David Egolf (Jan 10 2022 at 05:24):

Oh, interesting! I guess the idea is that morphisms that aren't composible stay non-composable in the image in this case. That's because the only way to make morphisms composable when they weren't composable to begin with is to send objects that were different to objects that are the same: so that sources and targets that were distinct become the same.

John Baez (Jan 10 2022 at 05:25):

Right.

John Baez (Jan 10 2022 at 05:27):

There are functors that aren't one-to-one on objects whose image is still a subcategory, but the "obvious" way to show a composite $F(g)F(f)$ is in the image of $F$ is to have it equal $F(gf)$, and if $F$ is one-to-one on objects that will always be true.

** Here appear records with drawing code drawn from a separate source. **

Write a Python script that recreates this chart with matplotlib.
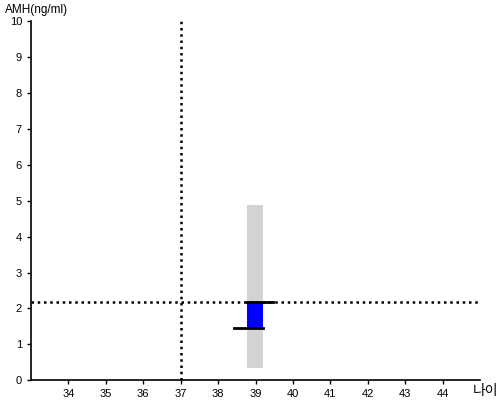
import matplotlib
matplotlib.use('Agg')
import matplotlib.pyplot as plt

# data
age = 39.0              # patient age
amh = 2.18              # measured AMH
amh_low = 1.45          # lower end of the blue box
range_low = 0.34        # grey reference range
range_high = 4.88
ref_age = 37            # vertical reference line
xticks = [34, 35, 36, 37, 38, 39, 40, 41, 42, 43, 44]
yticks = [0, 1, 2, 3, 4, 5, 6, 7, 8, 9, 10]

plt.rcParams['font.family'] = ['Liberation Sans', 'DejaVu Sans']

fig = plt.figure(figsize=(5, 4), dpi=100)
ax = fig.add_axes([0.062, 0.049, 0.898, 0.899])

w = 0.43
# grey range bar
ax.bar(age - 0.02, range_high - range_low, bottom=range_low, width=w,
       color='#d3d3d3', zorder=1)
# blue box
ax.bar(age - 0.02, amh - amh_low, bottom=amh_low, width=w,
       color='#0000ff', zorder=2)
# black caps
ax.plot([age - 0.02 - w / 2, age + 0.47], [amh, amh], color='black', lw=2, zorder=3)
ax.plot([age - 0.57, age - 0.02 + w / 2], [amh_low, amh_low], color='black', lw=2, zorder=3)

# dotted reference lines
ax.axhline(amh, color='black', ls=(0, (1, 1.5)), lw=1.8, zorder=2.5)
ax.plot([ref_age, ref_age], [0, 10.05], color='black', ls=(0, (1, 1.5)), lw=1.8,
        zorder=2.5, clip_on=False)

ax.set_xlim(33, 45)
ax.set_ylim(0, 10)
ax.set_xticks(xticks)
ax.set_yticks(yticks)
ax.tick_params(labelsize=8, length=3, width=1, colors='black')
ax.spines['top'].set_visible(False)
ax.spines['right'].set_visible(False)
ax.spines['left'].set_linewidth(1.2)
ax.spines['bottom'].set_linewidth(1.2)

fig.text(0.01, 0.99, 'AMH(ng/ml)', fontsize=8.5, va='top', ha='left')
fig.text(0.945, 0.005, '나이', fontsize=10, va='bottom', ha='left',
         family=['Noto Sans CJK KR', 'DejaVu Sans'])

fig.savefig('out.png', dpi=100)
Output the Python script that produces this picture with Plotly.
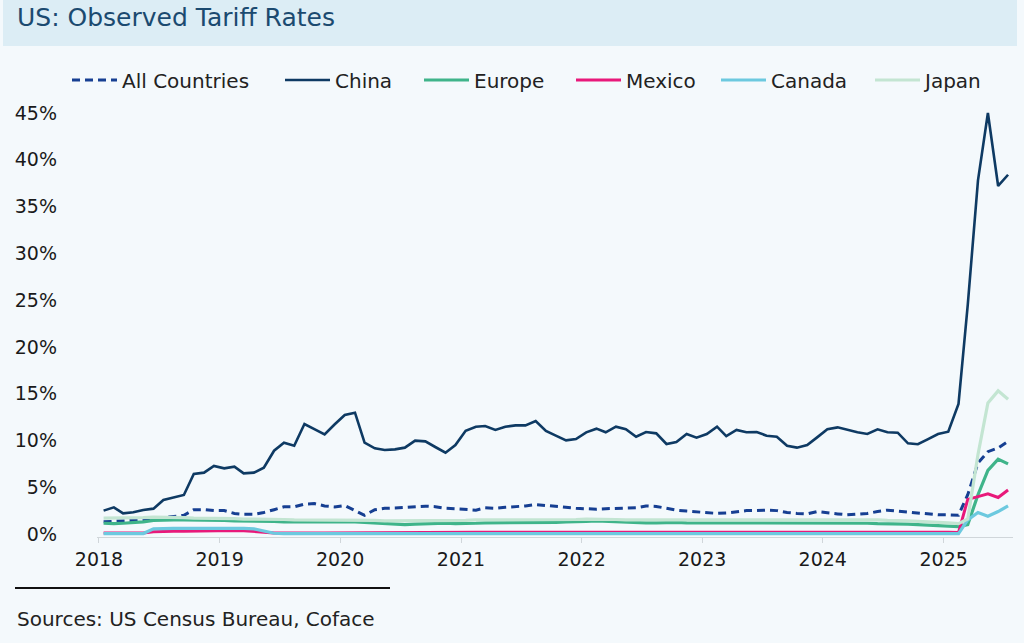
import plotly.graph_objects as go

# ---------------- data (monthly, Jan 2018 - Jul 2025, %) ----------------
months = [f"{y}-{m:02d}-15" for y in range(2018, 2026) for m in range(1, 13)][:91]

all_countries = [1.3, 1.35, 1.4, 1.45, 1.55, 1.6, 1.75, 1.85, 2.0, 2.6, 2.6, 2.5,
                 2.5, 2.2, 2.1, 2.1, 2.3, 2.6, 2.9, 2.9, 3.2, 3.25, 3.0, 2.9,
                 3.05, 2.5, 2.0, 2.6, 2.75, 2.78, 2.85, 2.92, 2.98, 2.92, 2.75, 2.7,
                 2.6, 2.55, 2.8, 2.75, 2.85, 2.9, 3.0, 3.15, 3.05, 2.9, 2.85, 2.75,
                 2.7, 2.65, 2.7, 2.75, 2.75, 2.8, 3.0, 2.95, 2.75, 2.55, 2.45, 2.35,
                 2.3, 2.2, 2.25, 2.35, 2.5, 2.5, 2.55, 2.5, 2.3, 2.2, 2.15, 2.4,
                 2.25, 2.15, 2.05, 2.1, 2.2, 2.4, 2.55, 2.45, 2.35, 2.2, 2.15, 2.05,
                 2.05, 2.0, 4.2, 7.6, 8.8, 9.2, 9.9]

china = [2.5, 2.85, 2.21, 2.32, 2.56, 2.71, 3.63, 3.88, 4.17, 6.41, 6.56, 7.27,
         7.02, 7.2, 6.48, 6.56, 7.09, 8.9, 9.76, 9.44, 11.76, 11.2, 10.65, 11.7,
         12.72, 12.97, 9.76, 9.16, 8.98, 9.05, 9.23, 9.98, 9.9, 9.3, 8.69, 9.51,
         11.04, 11.47, 11.54, 11.12, 11.47, 11.61, 11.61, 12.08, 11.01, 10.51, 10.01, 10.15,
         10.87, 11.26, 10.87, 11.47, 11.19, 10.4, 10.9, 10.76, 9.62, 9.83, 10.69, 10.29,
         10.69, 11.47, 10.47, 11.12, 10.87, 10.9, 10.51, 10.4, 9.44, 9.23, 9.51, 10.33,
         11.19, 11.4, 11.12, 10.87, 10.69, 11.19, 10.87, 10.83, 9.69, 9.59, 10.15, 10.69,
         10.94, 13.9, 24.5, 37.8, 45.0, 37.2, 38.4]

europe = [1.15, 1.1, 1.15, 1.2, 1.3, 1.45, 1.5, 1.5, 1.5, 1.5, 1.45, 1.45,
          1.45, 1.4, 1.4, 1.4, 1.35, 1.35, 1.3, 1.3, 1.3, 1.3, 1.3, 1.35,
          1.3, 1.3, 1.25, 1.2, 1.1, 1.05, 1.0, 1.05, 1.1, 1.15, 1.15, 1.1,
          1.1, 1.15, 1.2, 1.2, 1.2, 1.25, 1.2, 1.2, 1.25, 1.25, 1.3, 1.3,
          1.35, 1.4, 1.35, 1.3, 1.25, 1.2, 1.2, 1.2, 1.25, 1.25, 1.2, 1.2,
          1.15, 1.15, 1.2, 1.2, 1.2, 1.15, 1.15, 1.2, 1.2, 1.2, 1.15, 1.15,
          1.2, 1.2, 1.15, 1.15, 1.15, 1.1, 1.1, 1.05, 1.05, 1.0, 0.95, 0.85,
          0.8, 0.8, 1.0, 4.2, 6.8, 8.0, 7.5]

mexico = [0.1, 0.1, 0.1, 0.1, 0.1, 0.25, 0.3, 0.3, 0.3, 0.32, 0.35, 0.4,
          0.42, 0.38, 0.35, 0.3, 0.2, 0.12, 0.1, 0.1, 0.1, 0.1, 0.1, 0.1,
          0.12, 0.15, 0.12, 0.1, 0.1, 0.1, 0.12, 0.15, 0.15, 0.15, 0.12, 0.12,
          0.15, 0.18, 0.2, 0.2, 0.2, 0.2, 0.25, 0.22, 0.2, 0.18, 0.18, 0.2,
          0.2, 0.2, 0.2, 0.2, 0.22, 0.22, 0.2, 0.2, 0.2, 0.2, 0.2, 0.2,
          0.2, 0.2, 0.2, 0.2, 0.2, 0.22, 0.25, 0.22, 0.2, 0.2, 0.2, 0.2,
          0.2, 0.2, 0.2, 0.2, 0.2, 0.2, 0.2, 0.2, 0.2, 0.2, 0.2, 0.2,
          0.2, 0.15, 3.7, 4.0, 4.3, 3.9, 4.7]

canada = [0.05, 0.05, 0.05, 0.05, 0.05, 0.55, 0.6, 0.6, 0.6, 0.6, 0.62, 0.65,
          0.67, 0.65, 0.6, 0.55, 0.3, 0.08, 0.05, 0.05, 0.05, 0.05, 0.05, 0.05,
          0.05, 0.05, 0.05, 0.05, 0.05, 0.05, 0.05, 0.05, 0.05, 0.05, 0.05, 0.05,
          0.05, 0.05, 0.05, 0.05, 0.05, 0.05, 0.05, 0.05, 0.05, 0.05, 0.05, 0.05,
          0.05, 0.05, 0.05, 0.05, 0.05, 0.05, 0.05, 0.05, 0.05, 0.05, 0.05, 0.05,
          0.05, 0.05, 0.05, 0.05, 0.05, 0.05, 0.05, 0.05, 0.05, 0.05, 0.05, 0.05,
          0.05, 0.05, 0.05, 0.05, 0.05, 0.05, 0.05, 0.05, 0.05, 0.05, 0.05, 0.05,
          0.05, 0.05, 1.5, 2.3, 1.9, 2.4, 3.0]

japan = [1.7, 1.7, 1.75, 1.75, 1.75, 1.8, 1.8, 1.8, 1.75, 1.7, 1.7, 1.7,
         1.65, 1.65, 1.6, 1.6, 1.6, 1.55, 1.55, 1.5, 1.5, 1.5, 1.5, 1.5,
         1.5, 1.5, 1.45, 1.45, 1.4, 1.4, 1.4, 1.4, 1.45, 1.45, 1.4, 1.4,
         1.45, 1.5, 1.5, 1.5, 1.5, 1.5, 1.5, 1.5, 1.5, 1.55, 1.55, 1.55,
         1.6, 1.6, 1.6, 1.55, 1.5, 1.5, 1.5, 1.5, 1.55, 1.55, 1.5, 1.5,
         1.5, 1.5, 1.5, 1.5, 1.5, 1.5, 1.5, 1.55, 1.55, 1.55, 1.55, 1.55,
         1.55, 1.55, 1.5, 1.5, 1.5, 1.5, 1.45, 1.45, 1.4, 1.35, 1.3, 1.3,
         1.2, 1.1, 1.6, 8.5, 14.0, 15.3, 14.4]

year_ticks = [f"{y}-01-01" for y in range(2018, 2026)]
year_labels = [str(y) for y in range(2018, 2026)]
y_ticks = [0, 5, 10, 15, 20, 25, 30, 35, 40, 45]
y_labels = [f"{v}%" for v in y_ticks]

title_text = "US: Observed Tariff Rates"
source_text = "Sources: US Census Bureau, Coface"

# ---------------- figure ----------------
FONT = "DejaVu Sans"
W, H = 1024, 643
ML, MR, MT, MB = 97, 11, 110, 106
PW, PH = W - ML - MR, H - MT - MB


def px_x(px):
    return (px - ML) / PW


def px_y(py):
    return (H - MB - py) / PH


series = [
    ("All Countries", all_countries, "#163f92", 3.0, "8px,5px"),
    ("China", china, "#0e3a63", 2.6, "solid"),
    ("Europe", europe, "#3fb48a", 3.2, "solid"),
    ("Mexico", mexico, "#e8197a", 3.0, "solid"),
    ("Canada", canada, "#6cc9df", 3.2, "solid"),
    ("Japan", japan, "#c3e5d2", 3.2, "solid"),
]
legend_left_px = [67, 280, 419, 571, 716, 870]

fig = go.Figure()
legend_layout = {}
for i, (name, vals, color, width, dash) in enumerate(series):
    key = "legend" if i == 0 else f"legend{i + 1}"
    fig.add_trace(go.Scatter(
        x=months, y=vals, name=name, mode="lines",
        line=dict(color=color, width=width, dash=dash),
        legend=key,
    ))
    legend_layout[key] = dict(
        orientation="h", x=px_x(legend_left_px[i]), y=px_y(80),
        xanchor="left", yanchor="middle",
        font=dict(family=FONT, size=20, color="#222222"),
        itemwidth=45, bgcolor="rgba(0,0,0,0)",
    )

fig.update_layout(
    width=W, height=H,
    margin=dict(l=ML, r=MR, t=MT, b=MB),
    paper_bgcolor="#f4f9fc",
    plot_bgcolor="#f4f9fc",
    font=dict(family=FONT, size=19, color="#1a1a1a"),
    showlegend=True,
    xaxis=dict(
        type="date",
        range=["2017-12-26", "2025-07-30"],
        tickvals=year_ticks, ticktext=year_labels,
        showgrid=False, zeroline=False,
        showline=True, linecolor="#d0d6da", linewidth=1,
        ticks="outside", ticklen=5, tickcolor="#d0d6da",
        tickfont=dict(family=FONT, size=19, color="#1a1a1a"),
    ),
    yaxis=dict(
        range=[-0.32, 45.32],
        tickvals=y_ticks, ticktext=y_labels,
        showgrid=False, zeroline=False, showline=False,
        ticks="", ticklabelstandoff=39,
        tickfont=dict(family=FONT, size=19, color="#1a1a1a"),
    ),
    shapes=[
        dict(type="rect", xref="paper", yref="paper",
             x0=px_x(3), x1=px_x(1017), y0=px_y(46), y1=px_y(0),
             fillcolor="#dcedf5", line=dict(width=0), layer="below"),
        dict(type="line", xref="paper", yref="paper",
             x0=px_x(15), x1=px_x(390), y0=px_y(588), y1=px_y(588),
             line=dict(color="#111111", width=2)),
    ],
    annotations=[
        dict(text=title_text, xref="paper", yref="paper",
             x=px_x(15), y=px_y(18), xanchor="left", yanchor="middle",
             showarrow=False, font=dict(family=FONT, size=25, color="#1b4a70")),
        dict(text=source_text, xref="paper", yref="paper",
             x=px_x(15), y=px_y(619), xanchor="left", yanchor="middle",
             showarrow=False, font=dict(family=FONT, size=20, color="#222222")),
    ],
    **legend_layout,
)

fig.write_html("out.html", config={"displayModeBar": False},
               post_script="document.body.style.margin='0px';")
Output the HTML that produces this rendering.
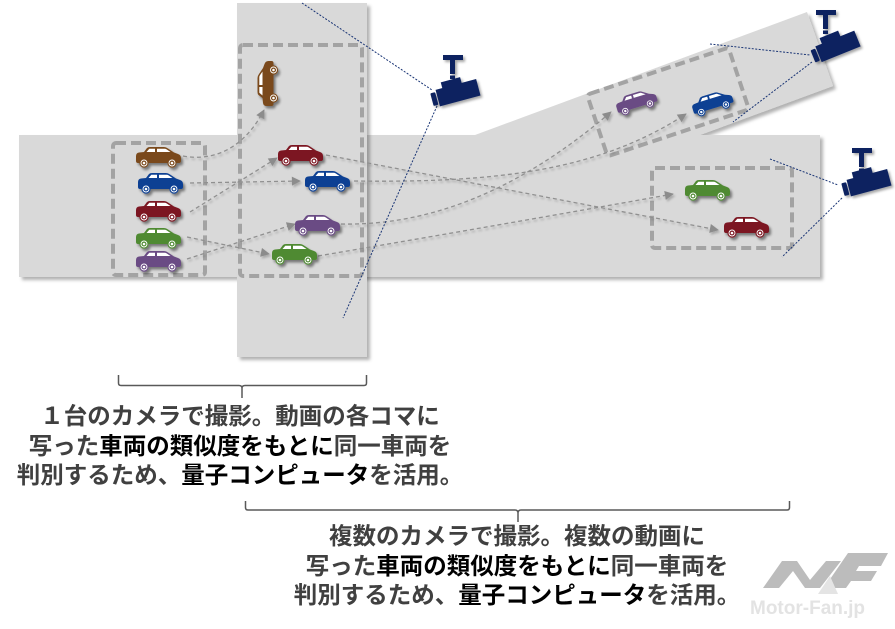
<!DOCTYPE html>
<html>
<head>
<meta charset="utf-8">
<style>
  html,body{margin:0;padding:0;background:#fff;}
  body{width:895px;height:629px;overflow:hidden;position:relative;}
  svg{position:absolute;left:0;top:0;}
  .t{position:absolute;text-align:center;font-family:"Liberation Sans","Noto Sans CJK JP",sans-serif;font-weight:bold;font-size:23.5px;line-height:29.5px;color:#404040;white-space:nowrap;}
  .k{color:#000;}
  .logo{position:absolute;left:750px;top:598px;font-family:"Liberation Sans",sans-serif;font-weight:bold;font-size:19px;color:#e3e3e3;letter-spacing:0px;}
</style>
</head>
<body>
<svg width="895" height="629" viewBox="0 0 895 629" xmlns="http://www.w3.org/2000/svg">
  <defs>
    <filter id="rs" x="-5%" y="-5%" width="115%" height="115%">
      <feDropShadow dx="3" dy="3" stdDeviation="1.5" flood-color="#000" flood-opacity="0.3"/>
    </filter>
    <filter id="cs" x="-20%" y="-20%" width="150%" height="160%">
      <feDropShadow dx="2" dy="2.5" stdDeviation="1.2" flood-color="#000" flood-opacity="0.45"/>
    </filter>
    <filter id="as" x="-5%" y="-20%" width="115%" height="150%">
      <feDropShadow dx="1.5" dy="2" stdDeviation="1" flood-color="#000" flood-opacity="0.22"/>
    </filter>
    <filter id="ks" x="-20%" y="-20%" width="150%" height="150%">
      <feDropShadow dx="2" dy="2" stdDeviation="1.2" flood-color="#000" flood-opacity="0.35"/>
    </filter>
    <marker id="ah" viewBox="0 0 10 10" refX="9" refY="5" markerWidth="10" markerHeight="9" markerUnits="userSpaceOnUse" orient="auto">
      <path d="M0,0 L10,5 L0,10 z" fill="#8c8c8c"/>
    </marker>
    <g id="car">
      <path d="M3,16 Q1,16 1,14 L1,9 Q1,6 4,5.5 L9,5 L12,1 Q13,0 15,0 L29,0 Q31,0 33,1.5 L39,5.5 L43,7 Q46,8 46,11 L46,14 Q46,16 44,16 Z" fill="currentColor"/>
      <path d="M11.5,5 L14.3,1.8 L20,1.8 L20,5 Z" fill="#fff"/>
      <path d="M22,1.8 L30,1.8 Q31,1.8 32,2.6 L35.5,5 L22,5 Z" fill="#fff"/>
      <circle cx="9" cy="16" r="4.6" fill="currentColor"/>
      <circle cx="9" cy="16" r="3" fill="none" stroke="#fff" stroke-width="0.9"/>
      <circle cx="9" cy="16" r="1.3" fill="#fff"/>
      <circle cx="37" cy="16" r="4.6" fill="currentColor"/>
      <circle cx="37" cy="16" r="3" fill="none" stroke="#fff" stroke-width="0.9"/>
      <circle cx="37" cy="16" r="1.3" fill="#fff"/>
    </g>
    <g id="cam">
      <rect x="-18" y="-8" width="42" height="17" fill="#0c2461"/>
      <rect x="-11" y="-14" width="20" height="7" fill="#0c2461"/>
      <rect x="-24" y="-6" width="5" height="13" rx="1" fill="#0c2461"/>
    </g>
  </defs>

  <!-- roads -->
  <polygon points="19,135 475,135 807,12 833,86 700,135 820,135 820,277 19,277" fill="#d9d9d9" filter="url(#rs)"/>
  <rect x="237" y="3" width="130" height="354" fill="#d9d9d9" filter="url(#rs)"/>

  <!-- dashed boxes -->
  <g fill="none" stroke="#a3a3a3" stroke-width="4" stroke-dasharray="10 5">
    <rect x="113" y="143" width="92" height="132" rx="3"/>
    <rect x="240" y="45" width="122" height="231" rx="3"/>
    <rect x="652" y="168" width="140" height="80" rx="3"/>
    <rect x="-74.5" y="-32.5" width="149" height="65" rx="3" transform="translate(668,102) rotate(-18.4)"/>
  </g>

  <!-- arrows -->
  <g fill="none" stroke="#909090" stroke-width="1.3" stroke-dasharray="4 3" marker-end="url(#ah)" filter="url(#as)">
    <path d="M183,156 C215,162 245,147 264,110"/>
    <path d="M190,183 L300,181"/>
    <path d="M190,212 L277,158"/>
    <path d="M187,237 L269,254"/>
    <path d="M187,259 L295,224"/>
    <path d="M326,155 L718,230"/>
    <path d="M354,181 C500,183 600,170 686,114"/>
    <path d="M341,224 C430,226 520,190 611,112"/>
    <path d="M318,256 Q500,225 673,194"/>
  </g>

  <!-- cars -->
  <g filter="url(#cs)">
    <use href="#car" transform="translate(135,147)" style="color:#7a4a1b"/>
    <use href="#car" transform="translate(137,173)" style="color:#0b3f93"/>
    <use href="#car" transform="translate(135,201)" style="color:#7b1620"/>
    <use href="#car" transform="translate(135,228)" style="color:#4f8a33"/>
    <use href="#car" transform="translate(135,251)" style="color:#6a4c84"/>

    <use href="#car" transform="translate(277,145)" style="color:#7b1620"/>
    <use href="#car" transform="translate(304,171)" style="color:#0b3f93"/>
    <use href="#car" transform="translate(294,215)" style="color:#6a4c84"/>
    <use href="#car" transform="translate(271,244)" style="color:#4f8a33"/>
    <use href="#car" transform="translate(267.5,84) rotate(-90) translate(-23,-10)" style="color:#7a4a1b"/>

    <use href="#car" transform="translate(684,180)" style="color:#4f8a33"/>
    <use href="#car" transform="translate(723,217)" style="color:#7b1620"/>

    <use href="#car" transform="translate(636,102) rotate(-17) scale(0.92) translate(-23,-10)" style="color:#6a4c84"/>
    <use href="#car" transform="translate(712,103) rotate(-17) scale(0.92) translate(-23,-10)" style="color:#0b3f93"/>
  </g>

  <!-- camera sight lines -->
  <g stroke="#1a3575" stroke-width="1" stroke-dasharray="2 1.5" fill="none">
    <path d="M302,3 L432,90"/>
    <path d="M437,106 L343,318"/>
    <path d="M710,44 L810,55"/>
    <path d="M812,62 L733,122"/>
    <path d="M770,159 L838,185"/>
    <path d="M842,198 L782,257"/>
  </g>

  <!-- cameras -->
  <g fill="#0c2461" filter="url(#ks)">
    <rect x="443" y="55" width="20" height="5"/>
    <rect x="450" y="60" width="5" height="14"/>
    <rect x="450" y="75.5" width="5" height="3.5"/>
    <use href="#cam" transform="translate(455,93) rotate(-15)"/>

    <rect x="816" y="10" width="20" height="5"/>
    <rect x="823" y="15" width="5" height="14"/>
    <rect x="823" y="30.5" width="5" height="3.5"/>
    <use href="#cam" transform="translate(835,47) rotate(-22)"/>

    <rect x="852" y="148" width="20" height="5"/>
    <rect x="859" y="153" width="5" height="14"/>
    <rect x="859" y="168.5" width="5" height="3"/>
    <use href="#cam" transform="translate(866,183) rotate(-15)"/>
  </g>

  <!-- brackets -->
  <g fill="none" stroke="#595959" stroke-width="1.5">
    <path d="M118.5,375 L118.5,383 Q118.5,385.5 121,385.5 L239,385.5 Q242,385.5 242,388 L242,398 M242,388 Q242,385.5 245,385.5 L364,385.5 Q366.5,385.5 366.5,383 L366.5,375"/>
    <path d="M245.5,501 L245.5,507.5 Q245.5,510 248,510 L515,510 Q518,510 518,513 L518,522 M518,513 Q518,510 521,510 L787,510 Q789.5,510 789.5,507.5 L789.5,501"/>
  </g>

  <!-- logo -->
  <g fill="#bcbcbc">
    <polygon points="763,588 782,561 797,561 810,580 826,561 841,561 820,588 805,588 793,571 779,588"/>
    <polygon points="824,588 848,553 888,553 881,566 859,566 856,571 877,571 871,581 851,581 846,588"/>
  </g>
  <polygon points="818,594 830,576 838,594" fill="#e4e4e4"/>
</svg>

<div class="t" style="left:0;width:480px;top:402px;">
  １台のカメラで撮影。動画の各コマに<br>
  写った<span class="k">車両の類似度をもとに</span>同一車両を<br>
  判別するため、<span class="k">量子コンピュータ</span>を活用。
</div>

<div class="t" style="left:267px;width:500px;top:522px;">
  複数のカメラで撮影。複数の動画に<br>
  写った<span class="k">車両の類似度をもとに</span>同一車両を<br>
  判別するため、<span class="k">量子コンピュータ</span>を活用。
</div>

<div class="logo">Motor-Fan.jp</div>
</body>
</html>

Oscar Cunningham (Jan 10 2022 at 13:48):

Demanding that the functor was full would also do it.

Zhen Lin Low (Jan 10 2022 at 14:16):

It would suffice for the functor to "reflect isomorphy" in the sense that objects that become isomorphic in the codomain must already be isomorphic. This is not a very natural condition though. Full-on-isomorphisms would be a better categorification of "injective map".